We seem to have had a spate of papers favourable to the idea of a Yonger Dryas boundary event that involved bombardment by meteors or comet fragments – see the latest offering at http://cosmictusk.com/first-harvard-now-dartmouth-evidence-identified-fo… … where a paper published by PNAS, once again, is available to download or read online. It is 19 pages of pdf in length. PNAS is the US equivalent of the Royal Society.

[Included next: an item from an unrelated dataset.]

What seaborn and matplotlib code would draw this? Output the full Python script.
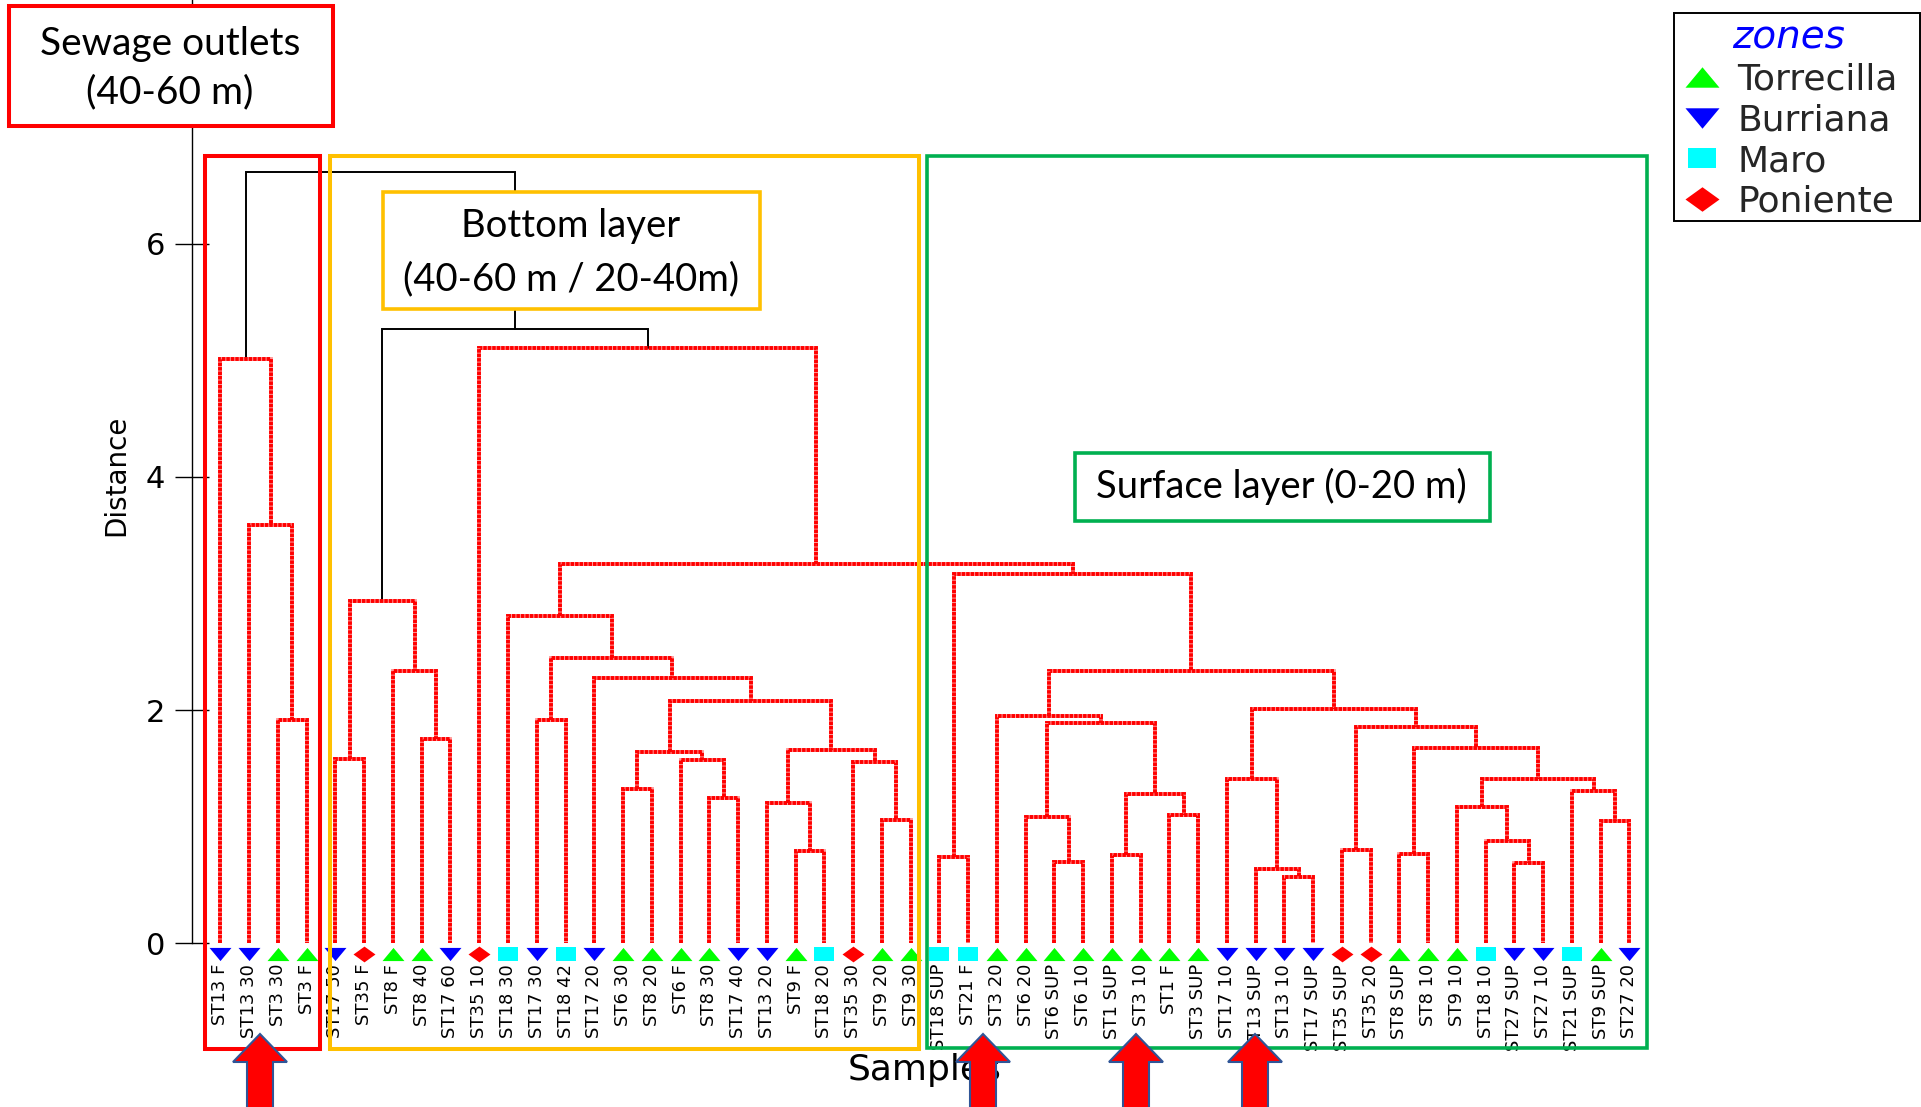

At http://phys.org/print297340514.html … we have the same story but from the angle of climate change and the killing off of herds of animals and their predators, most famously the mammoths and the sabre toothed tigers. The consensus view is that an ice dam in NE North America was ruptured and a large quantity of fresh water spilled out into the North Atlantic and shut down the ocean currents. These are fomed from tropical water with an origin in warmer climes such as the Caribbean or the Indian Ocean. It is assumed a collision of these tropical currents with an inflow of cold fresh water (as opposed to the salty ocean water) was enough to put a brake on the ocean currents moving up and down the Atlantic basin. The paroblem with this theory, and with the new one, is that the Younger Dryas cooling lasted 1300 years (on the geo-chronological and uniformitarian time-scale). Hence, not all scientists are going to buy into the cosmic explanation – just as not all scientists were convinced by the ocean current explanation.